Segundo Antonio Funari, que chefia a Comissão de Justiça e Paz da Arquidiocese de São Paulo, a Igreja tende a ter uma postura moderada devido a preocupações institucionais, “mas curiosamente o maior líder progressista do mundo hoje faz parte da Igreja, o Papa Francisco”. 

“Na nossa opinião, temos que continuar a progredir, caso contrário as coisas podem voltar a retroceder. Deixar de 'remoer o passado' é arriscado”, disse ele ao Crux

Como líder de estudantes católicos na década de 1960, Funari foi detido logo após o golpe de 1964 por participar de um projeto de alfabetização inspirado em Paulo Freire em sua cidade. Em 1965, foi preso novamente, depois que a associação estudantil de São Paulo, que ele coordenava, organizou suas eleições. 
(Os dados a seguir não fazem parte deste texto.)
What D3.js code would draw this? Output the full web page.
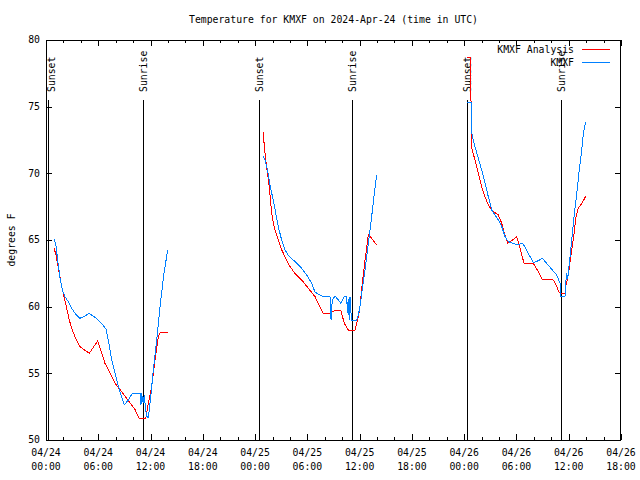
<!DOCTYPE html>
<html><head><meta charset="utf-8">
<script src="https://cdn.jsdelivr.net/npm/d3@7"></script>
<style>
body{margin:0;background:#fff}
text{font-family:"DejaVu Sans Mono","Liberation Mono",monospace;font-size:9.8px;fill:#000}
</style>
</head><body><svg id="c" width="640" height="480"></svg>
<script>
const title = "Temperature for KMXF on 2024-Apr-24 (time in UTC)";
const yLabel = "degrees F";
const seriesNames = ["KMXF Analysis", "KMXF"];
const seriesColors = ["#ff0000", "#0080ff"];
// x in hours since 2024-04-24 00:00 UTC
const xTickHours = [0, 6, 12, 18, 24, 30, 36, 42, 48, 54, 60, 66];
const xTickDates = ["04/24","04/24","04/24","04/24","04/25","04/25","04/25","04/25","04/26","04/26","04/26","04/26"];
const xTickTimes = ["00:00","06:00","12:00","18:00","00:00","06:00","12:00","18:00","00:00","06:00","12:00","18:00"];
const yTicks = [50, 55, 60, 65, 70, 75, 80];
const sunNames = ["Sunset","Sunrise","Sunset","Sunrise","Sunset","Sunrise"];
const sunHours = [0.2, 11.17, 24.41, 35.16, 48.36, 59.15];

// KMXF Analysis (null = gap between days)
const analysisHours = [0.92,1.15,1.53,1.80,2.07,2.38,2.67,2.95,3.33,3.90,4.97,5.93,6.20,6.77,7.35,7.92,9.07,10.21,10.71,11.44,11.74,12.13,12.51,12.89,13.09,14.04,
  null,
  24.94,25.06,25.22,25.45,25.63,25.83,26.02,26.29,26.60,26.97,27.43,28.01,28.58,29.35,30.11,30.88,31.45,31.83,32.60,33.09,33.86,34.24,34.70,35.47,35.66,35.85,36.04,36.24,36.62,37.00,37.38,37.96,
  null,
  48.36,48.75,48.82,49.24,49.62,50.01,50.39,50.77,51.16,51.54,51.92,52.31,52.61,53.00,53.57,54.03,54.41,54.87,55.94,56.51,56.97,58.23,58.54,58.92,59.19,59.57,59.69,59.88,60.03,60.15,60.34,60.61,60.84,61.10,61.49,61.98];
const analysisTemps = [64.4,63.88,62.5,61.5,60.75,59.88,59.0,58.38,57.75,57.0,56.5,57.43,56.88,55.75,55.0,54.25,53.3,52.3,51.58,51.58,52.75,54.0,56.0,57.75,58.05,58.05,
  null,
  73.08,72.0,71.0,69.88,69.0,67.5,66.5,65.75,65.13,64.38,63.75,63.0,62.5,62.0,61.38,60.75,60.0,59.5,59.5,59.68,59.68,58.75,58.25,58.25,58.75,59.25,60.0,61.38,63.5,65.38,65.13,64.63,
  null,
  78.7,78.7,72.0,71.0,70.0,69.0,68.25,67.63,67.25,67.05,66.88,66.25,65.5,64.75,65.0,65.25,64.38,63.25,63.25,62.63,62.05,62.0,61.63,61.05,61.0,61.0,61.63,62.13,62.75,63.38,64.25,65.5,66.75,67.38,67.75,68.3];

// KMXF observations
const obsHours = [0.92,1.11,1.34,1.64,1.92,2.18,2.56,2.95,3.33,3.90,4.48,4.97,5.62,6.39,6.89,7.15,7.54,8.12,8.49,8.99,9.45,9.91,10.79,10.90,10.96,11.17,11.28,11.44,11.56,11.74,11.86,12.02,12.32,12.71,13.09,13.54,13.97,
  null,
  24.94,25.14,25.33,25.52,25.71,25.91,26.09,26.37,26.66,27.05,27.43,27.93,28.58,29.35,29.92,30.50,30.88,31.45,31.83,32.60,32.72,32.86,33.17,33.55,33.86,34.24,34.52,34.59,34.69,34.81,34.89,35.01,35.09,35.66,35.85,36.04,36.24,36.62,37.00,37.38,37.68,37.96,
  null,
  48.36,48.79,48.80,48.94,49.24,49.62,50.01,50.39,50.77,51.16,51.54,51.92,52.31,52.69,53.06,53.64,54.21,54.60,54.79,55.36,55.94,56.51,56.97,57.47,58.05,58.62,59.00,59.11,59.57,59.65,59.77,59.88,60.15,60.34,60.61,60.92,61.21,61.49,61.68,61.95];
const obsTemps = [65.05,64.75,63.5,62.0,61.18,60.75,60.37,59.88,59.5,59.13,59.3,59.5,59.2,58.75,58.3,57.5,56.0,54.5,53.62,52.63,53.0,53.5,53.5,52.63,53.5,52.75,53.38,52.25,51.75,51.7,52.25,53.25,55.25,57.5,60.0,62.5,64.25,
  null,
  71.3,71.0,70.5,69.88,69.13,68.5,68.0,67.0,66.0,65.0,64.25,63.75,63.38,62.88,62.38,61.75,61.08,60.88,60.75,60.75,59.0,60.5,60.8,60.5,60.25,60.8,60.75,59.5,60.6,59.0,60.75,59.5,59.0,59.0,59.38,60.0,61.0,62.75,64.75,66.75,68.5,69.88,
  null,
  75.3,75.3,73.5,72.75,72.0,71.13,70.25,69.25,68.25,67.25,66.88,66.5,66.0,65.25,64.88,64.75,64.63,64.75,64.68,64.0,63.3,63.45,63.63,63.25,62.8,62.38,61.75,60.75,60.75,61.75,62.5,62.1,63.75,65.0,66.75,68.5,70.25,71.75,73.0,73.88];

const svg = d3.select("#c");
const L = 46, R = 621, T = 40, B = 440;
const x = d3.scaleLinear().domain([0, 66]).range([L, R]);
const y = d3.scaleLinear().domain([50, 80]).range([B, T]);

// title
svg.append("text").attr("x", (L + R) / 2).attr("y", 23).attr("text-anchor", "middle").text(title);

// y label
svg.append("text").attr("transform", `translate(12,${(T + B) / 2}) rotate(-90)`)
  .attr("text-anchor", "middle").attr("dy", "0.35em").text(yLabel);

const g = svg.append("g").attr("shape-rendering", "crispEdges");

// minor x ticks (every 2 h) and major (every 6 h)
const minorHours = d3.range(0, 67, 2).filter(h => h % 6 !== 0);
const tickSet = [...minorHours.map(h => [h, 3]), ...xTickHours.map(h => [h, 6])];
tickSet.forEach(([h, len]) => {
  const xx = Math.round(x(h)) + 0.5;
  g.append("line").attr("x1", xx).attr("x2", xx).attr("y1", B).attr("y2", B - len).attr("stroke", "#000");
  g.append("line").attr("x1", xx).attr("x2", xx).attr("y1", T).attr("y2", T + len).attr("stroke", "#000");
});
yTicks.forEach(v => {
  const yy = Math.round(y(v)) + 0.5;
  g.append("line").attr("x1", L).attr("x2", L + 6).attr("y1", yy).attr("y2", yy).attr("stroke", "#000");
  g.append("line").attr("x1", R).attr("x2", R - 6).attr("y1", yy).attr("y2", yy).attr("stroke", "#000");
});

// tick labels
yTicks.forEach(v => {
  svg.append("text").attr("x", L - 6).attr("y", y(v)).attr("dy", "0.35em").attr("text-anchor", "end").text(v);
});
xTickHours.forEach((h, i) => {
  svg.append("text").attr("x", x(h)).attr("y", 456).attr("text-anchor", "middle").text(xTickDates[i]);
  svg.append("text").attr("x", x(h)).attr("y", 470).attr("text-anchor", "middle").text(xTickTimes[i]);
});

// sunrise / sunset
sunHours.forEach((h, i) => {
  const xx = Math.round(x(h)) + 0.5;
  g.append("line").attr("x1", xx).attr("x2", xx).attr("y1", 100).attr("y2", B).attr("stroke", "#000");
  const lx = Math.max(xx, L + 6);
  svg.append("text").attr("transform", `translate(${lx},92) rotate(-90)`)
    .attr("dy", "0.35em").attr("text-anchor", "start").text(sunNames[i]);
});

// data lines
const mk = (hs, ts) => hs.map((h, i) => [h, ts[i]]);
const line = d3.line().defined(d => d[0] != null && d[1] != null).x(d => x(d[0])).y(d => y(d[1]));
svg.append("path").datum(mk(analysisHours, analysisTemps)).attr("d", line)
  .attr("fill", "none").attr("stroke", seriesColors[0]).attr("stroke-width", 1).attr("shape-rendering", "crispEdges");
svg.append("path").datum(mk(obsHours, obsTemps)).attr("d", line)
  .attr("fill", "none").attr("stroke", seriesColors[1]).attr("stroke-width", 1).attr("shape-rendering", "crispEdges");

// frame
g.append("rect").attr("x", L + 0.5).attr("y", T + 0.5).attr("width", R - L - 1).attr("height", B - T)
  .attr("fill", "none").attr("stroke", "#000");

// legend
seriesNames.forEach((n, i) => {
  const ly = 49.5 + i * 13;
  svg.append("text").attr("x", 574).attr("y", ly).attr("dy", "0.35em").attr("text-anchor", "end").text(n);
  svg.append("line").attr("x1", 582).attr("x2", 610).attr("y1", ly).attr("y2", ly)
    .attr("stroke", seriesColors[i]).attr("stroke-width", 1).attr("shape-rendering", "crispEdges");
});
</script>
</body></html>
“O bispo de Santo André, na região metropolitana de São Paulo, veio nos ver na prisão e me perguntou como poderia me ajudar. Eu disse a ele que precisava fornecer um endereço local aos policiais”, disse Funari. Ele foi criado em uma cidade do interior e veio à capital para as eleições, algo que não pôde contar aos agentes do regime. “O bispo deu então uma declaração que dizia que eu morava numa paróquia local”, lembrou. 

Funari seria detido em outras duas ocasiões por atuar como advogado de presos políticos. “Felizmente, nunca fui torturado. Como advogado, minhas atividades eram de conhecimento público”, acrescentou. 

Em 1983, Funari já era um conhecido defensor dos direitos humanos e começou a trabalhar com a Comissão de Justiça e Paz. Ao longo dos anos, acompanhou centenas de casos de presos políticos e outras vítimas do regime

“Sempre defendemos que o Brasil deveria ter implantado um instrumento de justiça de transição para lidar adequadamente com o legado da ditadura. Ainda apoiamos essa ideia”, disse ele. 

Em janeiro, como parte desse esforço, a Comissão de Justiça e Paz enviou a Lula uma carta exigindo a recriação da comissão que investiga casos de pessoas mortas ou desaparecidas pelo regime naqueles anos. 

“Acho que cada vez mais pessoas estão conscientes da necessidade de protestar e exigir justiça quando se trata da ditadura. Promovemos uma marcha no dia 31 de março e foi a maior em anos. Havia muitos católicos ali”, disse Funari.